_Given records_
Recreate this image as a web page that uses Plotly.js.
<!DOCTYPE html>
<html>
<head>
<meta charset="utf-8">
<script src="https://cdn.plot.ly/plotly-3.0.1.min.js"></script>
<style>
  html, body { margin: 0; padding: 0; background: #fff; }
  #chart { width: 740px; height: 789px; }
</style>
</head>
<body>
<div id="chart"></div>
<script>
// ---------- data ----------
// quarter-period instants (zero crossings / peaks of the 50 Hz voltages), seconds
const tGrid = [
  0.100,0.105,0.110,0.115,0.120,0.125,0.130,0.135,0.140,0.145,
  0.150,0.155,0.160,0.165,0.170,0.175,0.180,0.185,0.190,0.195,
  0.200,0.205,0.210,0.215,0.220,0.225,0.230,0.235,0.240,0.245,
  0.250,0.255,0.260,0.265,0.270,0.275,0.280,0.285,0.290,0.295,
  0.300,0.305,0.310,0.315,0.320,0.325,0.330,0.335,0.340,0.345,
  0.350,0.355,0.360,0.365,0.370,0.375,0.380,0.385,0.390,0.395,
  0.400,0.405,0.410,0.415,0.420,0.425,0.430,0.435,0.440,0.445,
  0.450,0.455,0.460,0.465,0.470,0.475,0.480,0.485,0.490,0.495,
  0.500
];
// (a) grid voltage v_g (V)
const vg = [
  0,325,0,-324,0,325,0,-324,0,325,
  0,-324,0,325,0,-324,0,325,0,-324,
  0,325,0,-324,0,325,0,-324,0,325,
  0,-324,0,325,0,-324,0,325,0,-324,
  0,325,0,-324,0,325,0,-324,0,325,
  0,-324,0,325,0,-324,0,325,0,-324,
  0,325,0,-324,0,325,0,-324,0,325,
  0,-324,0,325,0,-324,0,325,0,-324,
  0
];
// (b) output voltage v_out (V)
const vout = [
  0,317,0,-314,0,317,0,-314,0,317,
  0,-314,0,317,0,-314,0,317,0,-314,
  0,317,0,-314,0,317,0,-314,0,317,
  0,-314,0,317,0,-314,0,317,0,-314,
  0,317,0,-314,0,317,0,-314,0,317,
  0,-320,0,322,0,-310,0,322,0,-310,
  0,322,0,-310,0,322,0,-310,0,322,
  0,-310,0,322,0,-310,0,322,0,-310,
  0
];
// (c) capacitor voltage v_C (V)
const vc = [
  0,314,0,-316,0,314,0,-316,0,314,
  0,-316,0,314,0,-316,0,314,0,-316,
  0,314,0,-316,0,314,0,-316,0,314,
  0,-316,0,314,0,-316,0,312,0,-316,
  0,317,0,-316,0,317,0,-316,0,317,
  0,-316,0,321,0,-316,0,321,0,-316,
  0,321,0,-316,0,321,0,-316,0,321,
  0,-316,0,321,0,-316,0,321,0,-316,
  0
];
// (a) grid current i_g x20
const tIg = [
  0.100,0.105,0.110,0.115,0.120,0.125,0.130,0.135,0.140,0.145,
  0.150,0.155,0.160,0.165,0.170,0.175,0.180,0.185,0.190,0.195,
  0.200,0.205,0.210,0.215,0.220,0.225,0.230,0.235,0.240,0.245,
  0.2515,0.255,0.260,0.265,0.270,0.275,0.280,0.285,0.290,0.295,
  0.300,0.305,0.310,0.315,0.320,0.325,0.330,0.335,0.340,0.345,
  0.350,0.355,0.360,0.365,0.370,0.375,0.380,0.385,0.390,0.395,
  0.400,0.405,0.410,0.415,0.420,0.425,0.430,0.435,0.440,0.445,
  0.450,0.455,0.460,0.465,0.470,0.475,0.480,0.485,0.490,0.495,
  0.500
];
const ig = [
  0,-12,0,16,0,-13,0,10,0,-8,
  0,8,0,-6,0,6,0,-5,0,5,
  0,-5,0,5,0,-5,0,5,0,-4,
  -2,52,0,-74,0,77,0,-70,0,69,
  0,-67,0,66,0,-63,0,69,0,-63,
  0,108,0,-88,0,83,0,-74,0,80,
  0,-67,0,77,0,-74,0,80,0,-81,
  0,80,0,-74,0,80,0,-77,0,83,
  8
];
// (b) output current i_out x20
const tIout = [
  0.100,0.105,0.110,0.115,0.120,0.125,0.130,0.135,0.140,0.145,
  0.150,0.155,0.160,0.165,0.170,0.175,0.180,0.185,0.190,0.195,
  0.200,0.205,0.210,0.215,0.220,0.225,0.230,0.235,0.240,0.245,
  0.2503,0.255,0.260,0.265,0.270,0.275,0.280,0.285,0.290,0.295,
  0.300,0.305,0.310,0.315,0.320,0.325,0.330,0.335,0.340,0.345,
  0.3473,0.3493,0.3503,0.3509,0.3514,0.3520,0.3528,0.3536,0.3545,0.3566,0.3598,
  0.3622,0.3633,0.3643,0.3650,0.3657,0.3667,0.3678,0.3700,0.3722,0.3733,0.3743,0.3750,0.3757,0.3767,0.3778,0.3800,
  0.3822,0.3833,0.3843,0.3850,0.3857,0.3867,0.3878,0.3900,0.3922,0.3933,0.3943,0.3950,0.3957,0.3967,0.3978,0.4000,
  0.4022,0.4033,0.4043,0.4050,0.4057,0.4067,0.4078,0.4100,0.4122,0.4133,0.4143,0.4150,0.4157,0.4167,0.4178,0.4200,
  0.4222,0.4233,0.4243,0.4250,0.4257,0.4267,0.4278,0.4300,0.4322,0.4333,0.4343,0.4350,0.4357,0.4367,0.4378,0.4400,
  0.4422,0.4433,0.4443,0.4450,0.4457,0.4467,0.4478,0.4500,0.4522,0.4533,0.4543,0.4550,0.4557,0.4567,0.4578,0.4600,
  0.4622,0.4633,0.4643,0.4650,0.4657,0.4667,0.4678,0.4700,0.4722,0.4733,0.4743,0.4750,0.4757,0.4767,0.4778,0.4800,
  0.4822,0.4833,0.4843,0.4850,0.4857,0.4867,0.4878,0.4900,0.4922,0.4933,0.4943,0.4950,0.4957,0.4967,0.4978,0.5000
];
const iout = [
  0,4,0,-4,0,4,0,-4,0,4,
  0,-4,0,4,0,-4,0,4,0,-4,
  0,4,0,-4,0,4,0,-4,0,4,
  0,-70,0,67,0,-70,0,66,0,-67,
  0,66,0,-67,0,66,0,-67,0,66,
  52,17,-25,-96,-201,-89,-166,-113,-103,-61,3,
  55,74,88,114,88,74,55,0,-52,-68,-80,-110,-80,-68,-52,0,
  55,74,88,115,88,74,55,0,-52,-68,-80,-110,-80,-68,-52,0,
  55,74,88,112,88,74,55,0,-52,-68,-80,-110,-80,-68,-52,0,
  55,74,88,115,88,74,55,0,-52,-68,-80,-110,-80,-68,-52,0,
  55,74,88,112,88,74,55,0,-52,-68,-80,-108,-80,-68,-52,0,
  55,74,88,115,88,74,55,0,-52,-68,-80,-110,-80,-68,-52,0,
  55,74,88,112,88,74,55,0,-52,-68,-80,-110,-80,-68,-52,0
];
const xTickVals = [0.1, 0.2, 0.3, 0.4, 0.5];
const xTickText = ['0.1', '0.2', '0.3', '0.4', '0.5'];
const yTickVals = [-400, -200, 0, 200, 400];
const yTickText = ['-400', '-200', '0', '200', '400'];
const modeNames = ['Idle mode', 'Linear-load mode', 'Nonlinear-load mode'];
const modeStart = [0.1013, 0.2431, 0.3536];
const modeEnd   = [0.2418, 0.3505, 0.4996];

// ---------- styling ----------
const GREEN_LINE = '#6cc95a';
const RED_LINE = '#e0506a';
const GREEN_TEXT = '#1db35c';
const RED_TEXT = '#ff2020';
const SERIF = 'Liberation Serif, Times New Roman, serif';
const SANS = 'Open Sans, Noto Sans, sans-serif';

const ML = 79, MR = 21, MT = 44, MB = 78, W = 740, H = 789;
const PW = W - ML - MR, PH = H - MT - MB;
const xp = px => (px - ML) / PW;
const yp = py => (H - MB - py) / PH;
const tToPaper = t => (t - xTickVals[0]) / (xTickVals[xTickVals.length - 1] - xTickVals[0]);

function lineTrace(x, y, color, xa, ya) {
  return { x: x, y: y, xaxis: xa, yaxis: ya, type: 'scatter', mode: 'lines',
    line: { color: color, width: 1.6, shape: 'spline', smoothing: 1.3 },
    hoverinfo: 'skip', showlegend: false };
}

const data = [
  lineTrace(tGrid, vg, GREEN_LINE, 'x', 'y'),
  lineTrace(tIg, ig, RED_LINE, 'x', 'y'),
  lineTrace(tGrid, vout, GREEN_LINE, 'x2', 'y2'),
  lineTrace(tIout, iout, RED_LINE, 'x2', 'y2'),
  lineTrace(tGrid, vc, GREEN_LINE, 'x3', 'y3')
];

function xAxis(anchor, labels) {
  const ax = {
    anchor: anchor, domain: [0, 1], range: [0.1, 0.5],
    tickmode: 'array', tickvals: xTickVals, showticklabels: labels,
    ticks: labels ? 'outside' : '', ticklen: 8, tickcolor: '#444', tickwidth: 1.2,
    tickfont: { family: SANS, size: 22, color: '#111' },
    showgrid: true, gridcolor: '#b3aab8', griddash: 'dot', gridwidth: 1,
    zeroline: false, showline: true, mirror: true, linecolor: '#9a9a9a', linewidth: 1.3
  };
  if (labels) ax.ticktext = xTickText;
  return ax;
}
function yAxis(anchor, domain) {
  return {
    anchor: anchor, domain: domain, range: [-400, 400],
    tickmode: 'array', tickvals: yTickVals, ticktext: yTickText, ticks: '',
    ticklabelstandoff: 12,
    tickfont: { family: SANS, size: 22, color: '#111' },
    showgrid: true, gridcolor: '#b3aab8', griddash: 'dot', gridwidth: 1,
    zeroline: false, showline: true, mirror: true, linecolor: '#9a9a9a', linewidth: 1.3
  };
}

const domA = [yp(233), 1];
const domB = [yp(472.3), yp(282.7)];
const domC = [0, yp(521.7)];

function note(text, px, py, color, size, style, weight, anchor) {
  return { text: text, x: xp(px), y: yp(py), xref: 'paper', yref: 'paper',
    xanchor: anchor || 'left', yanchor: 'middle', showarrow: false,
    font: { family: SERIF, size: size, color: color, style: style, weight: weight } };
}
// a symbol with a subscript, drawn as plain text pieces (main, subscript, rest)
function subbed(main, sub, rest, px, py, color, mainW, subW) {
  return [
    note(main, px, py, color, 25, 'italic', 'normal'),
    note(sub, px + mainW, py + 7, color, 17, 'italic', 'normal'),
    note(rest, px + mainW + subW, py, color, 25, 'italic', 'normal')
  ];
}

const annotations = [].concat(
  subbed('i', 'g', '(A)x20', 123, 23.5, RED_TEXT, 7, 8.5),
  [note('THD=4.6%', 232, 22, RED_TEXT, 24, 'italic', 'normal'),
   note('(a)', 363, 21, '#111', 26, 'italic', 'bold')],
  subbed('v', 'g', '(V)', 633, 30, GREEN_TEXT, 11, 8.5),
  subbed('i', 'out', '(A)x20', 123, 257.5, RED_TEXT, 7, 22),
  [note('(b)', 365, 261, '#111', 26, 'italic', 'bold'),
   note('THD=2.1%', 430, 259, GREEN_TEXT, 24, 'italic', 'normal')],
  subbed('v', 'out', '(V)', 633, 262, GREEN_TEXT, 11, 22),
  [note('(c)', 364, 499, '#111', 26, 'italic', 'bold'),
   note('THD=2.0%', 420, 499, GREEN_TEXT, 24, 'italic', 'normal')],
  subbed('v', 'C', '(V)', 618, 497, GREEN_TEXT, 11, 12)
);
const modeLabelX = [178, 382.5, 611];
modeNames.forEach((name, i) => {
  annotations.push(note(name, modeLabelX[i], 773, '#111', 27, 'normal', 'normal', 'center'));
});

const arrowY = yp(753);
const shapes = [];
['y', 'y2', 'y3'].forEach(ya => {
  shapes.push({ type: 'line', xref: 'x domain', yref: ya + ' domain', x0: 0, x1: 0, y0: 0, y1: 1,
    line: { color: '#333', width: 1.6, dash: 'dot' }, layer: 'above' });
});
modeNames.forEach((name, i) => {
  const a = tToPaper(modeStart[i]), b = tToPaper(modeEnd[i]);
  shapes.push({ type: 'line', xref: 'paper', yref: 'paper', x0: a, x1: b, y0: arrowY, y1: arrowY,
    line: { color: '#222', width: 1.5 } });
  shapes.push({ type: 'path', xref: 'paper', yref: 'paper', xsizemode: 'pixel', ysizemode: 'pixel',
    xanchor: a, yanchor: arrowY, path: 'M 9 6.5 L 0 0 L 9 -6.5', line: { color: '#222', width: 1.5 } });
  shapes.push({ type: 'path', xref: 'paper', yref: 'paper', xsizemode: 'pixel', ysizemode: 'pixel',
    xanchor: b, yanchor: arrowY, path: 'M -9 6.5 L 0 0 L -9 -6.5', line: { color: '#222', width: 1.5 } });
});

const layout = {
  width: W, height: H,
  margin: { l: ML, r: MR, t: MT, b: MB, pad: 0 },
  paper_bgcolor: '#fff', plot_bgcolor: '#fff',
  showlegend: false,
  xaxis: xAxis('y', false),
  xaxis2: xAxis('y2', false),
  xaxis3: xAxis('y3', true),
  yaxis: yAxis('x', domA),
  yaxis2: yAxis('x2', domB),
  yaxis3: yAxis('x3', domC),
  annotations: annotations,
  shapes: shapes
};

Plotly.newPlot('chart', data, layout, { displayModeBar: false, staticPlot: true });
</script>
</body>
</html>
--
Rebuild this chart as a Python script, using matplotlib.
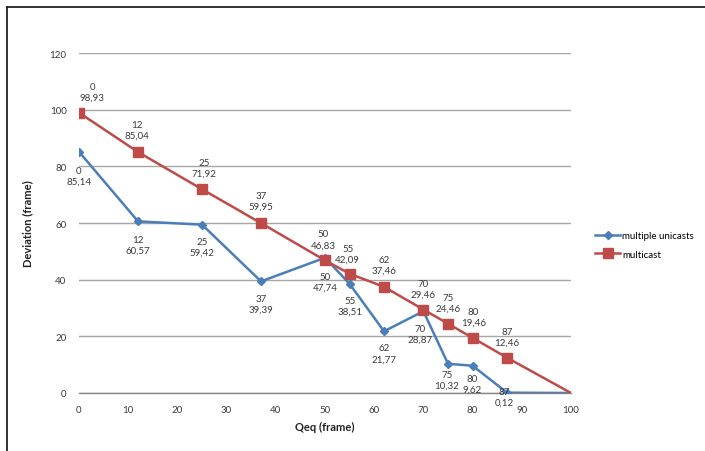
---
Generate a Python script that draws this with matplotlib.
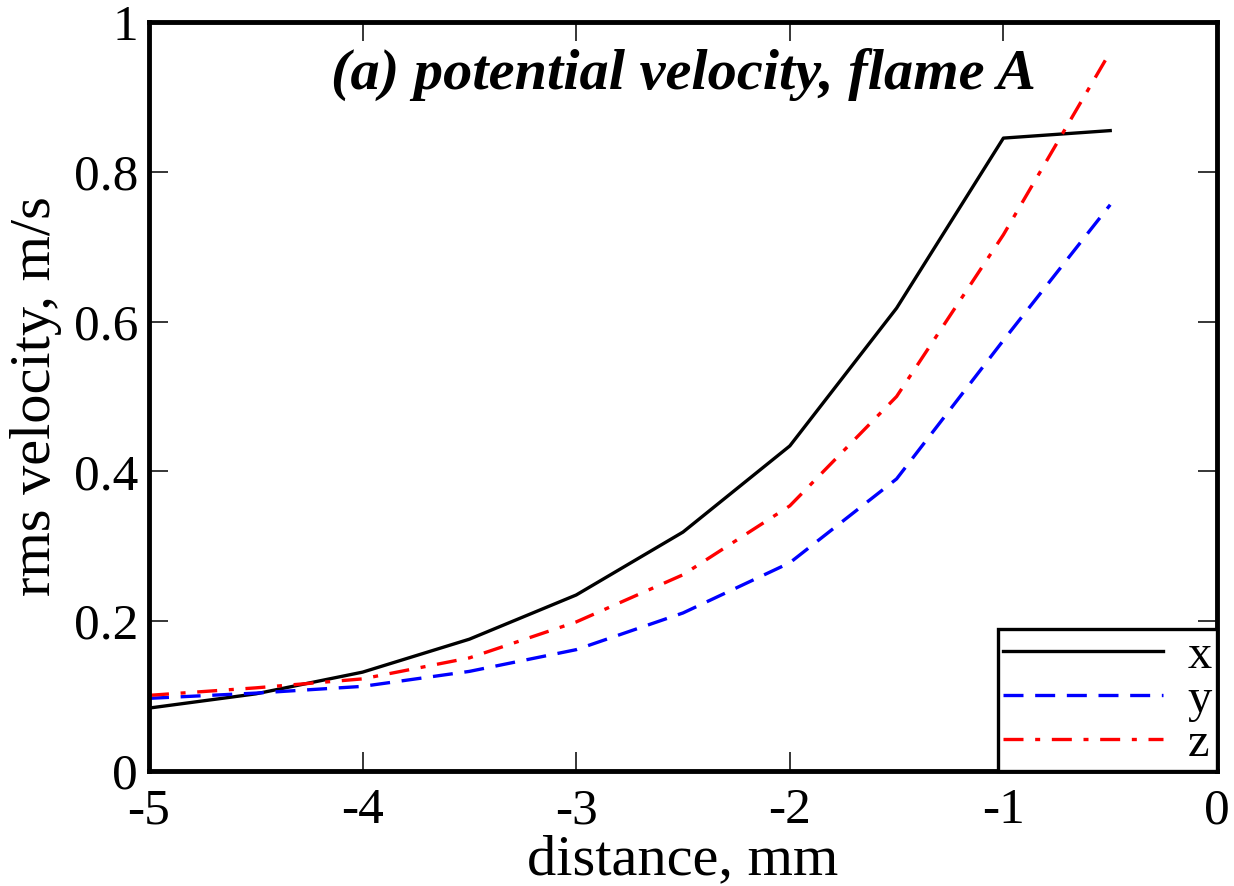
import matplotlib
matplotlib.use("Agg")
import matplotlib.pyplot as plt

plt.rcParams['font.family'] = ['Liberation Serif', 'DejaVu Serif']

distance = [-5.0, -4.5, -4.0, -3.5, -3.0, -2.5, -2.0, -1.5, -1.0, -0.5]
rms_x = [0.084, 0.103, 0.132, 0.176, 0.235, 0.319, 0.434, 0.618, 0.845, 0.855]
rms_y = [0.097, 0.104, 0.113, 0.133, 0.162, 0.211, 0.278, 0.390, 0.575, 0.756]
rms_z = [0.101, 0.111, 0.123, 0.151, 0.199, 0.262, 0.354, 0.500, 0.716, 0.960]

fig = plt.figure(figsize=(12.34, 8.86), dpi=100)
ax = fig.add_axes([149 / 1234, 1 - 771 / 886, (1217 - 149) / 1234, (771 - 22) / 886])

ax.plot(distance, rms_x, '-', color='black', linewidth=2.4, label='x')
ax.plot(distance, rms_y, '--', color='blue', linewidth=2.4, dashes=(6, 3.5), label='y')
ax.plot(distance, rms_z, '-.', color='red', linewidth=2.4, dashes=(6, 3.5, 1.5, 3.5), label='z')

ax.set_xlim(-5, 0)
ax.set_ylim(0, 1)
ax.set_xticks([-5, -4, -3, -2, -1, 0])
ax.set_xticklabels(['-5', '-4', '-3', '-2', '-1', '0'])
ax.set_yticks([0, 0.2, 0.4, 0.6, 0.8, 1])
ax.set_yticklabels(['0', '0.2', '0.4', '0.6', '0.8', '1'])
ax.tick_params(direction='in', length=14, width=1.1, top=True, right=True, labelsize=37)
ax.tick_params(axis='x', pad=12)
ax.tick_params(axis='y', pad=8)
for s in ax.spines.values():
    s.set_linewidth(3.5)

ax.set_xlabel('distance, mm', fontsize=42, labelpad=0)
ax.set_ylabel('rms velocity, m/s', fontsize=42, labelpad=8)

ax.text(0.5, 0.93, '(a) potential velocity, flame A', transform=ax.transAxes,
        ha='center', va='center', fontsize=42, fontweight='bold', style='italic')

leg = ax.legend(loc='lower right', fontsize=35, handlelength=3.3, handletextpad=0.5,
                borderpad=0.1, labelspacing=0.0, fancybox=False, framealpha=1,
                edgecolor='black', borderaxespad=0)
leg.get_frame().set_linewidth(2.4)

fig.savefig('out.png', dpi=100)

_What the exercise asks_
Repeat, word for word, the lines of the material above from the one holding "Generate a Python" through the one holding "1.5, 3.5), label='z')". Leave out pictures.

_Response to this task_
Generate a Python script that draws this with matplotlib.
import matplotlib
matplotlib.use("Agg")
import matplotlib.pyplot as plt

plt.rcParams['font.family'] = ['Liberation Serif', 'DejaVu Serif']

distance = [-5.0, -4.5, -4.0, -3.5, -3.0, -2.5, -2.0, -1.5, -1.0, -0.5]
rms_x = [0.084, 0.103, 0.132, 0.176, 0.235, 0.319, 0.434, 0.618, 0.845, 0.855]
rms_y = [0.097, 0.104, 0.113, 0.133, 0.162, 0.211, 0.278, 0.390, 0.575, 0.756]
rms_z = [0.101, 0.111, 0.123, 0.151, 0.199, 0.262, 0.354, 0.500, 0.716, 0.960]

fig = plt.figure(figsize=(12.34, 8.86), dpi=100)
ax = fig.add_axes([149 / 1234, 1 - 771 / 886, (1217 - 149) / 1234, (771 - 22) / 886])

ax.plot(distance, rms_x, '-', color='black', linewidth=2.4, label='x')
ax.plot(distance, rms_y, '--', color='blue', linewidth=2.4, dashes=(6, 3.5), label='y')
ax.plot(distance, rms_z, '-.', color='red', linewidth=2.4, dashes=(6, 3.5, 1.5, 3.5), label='z')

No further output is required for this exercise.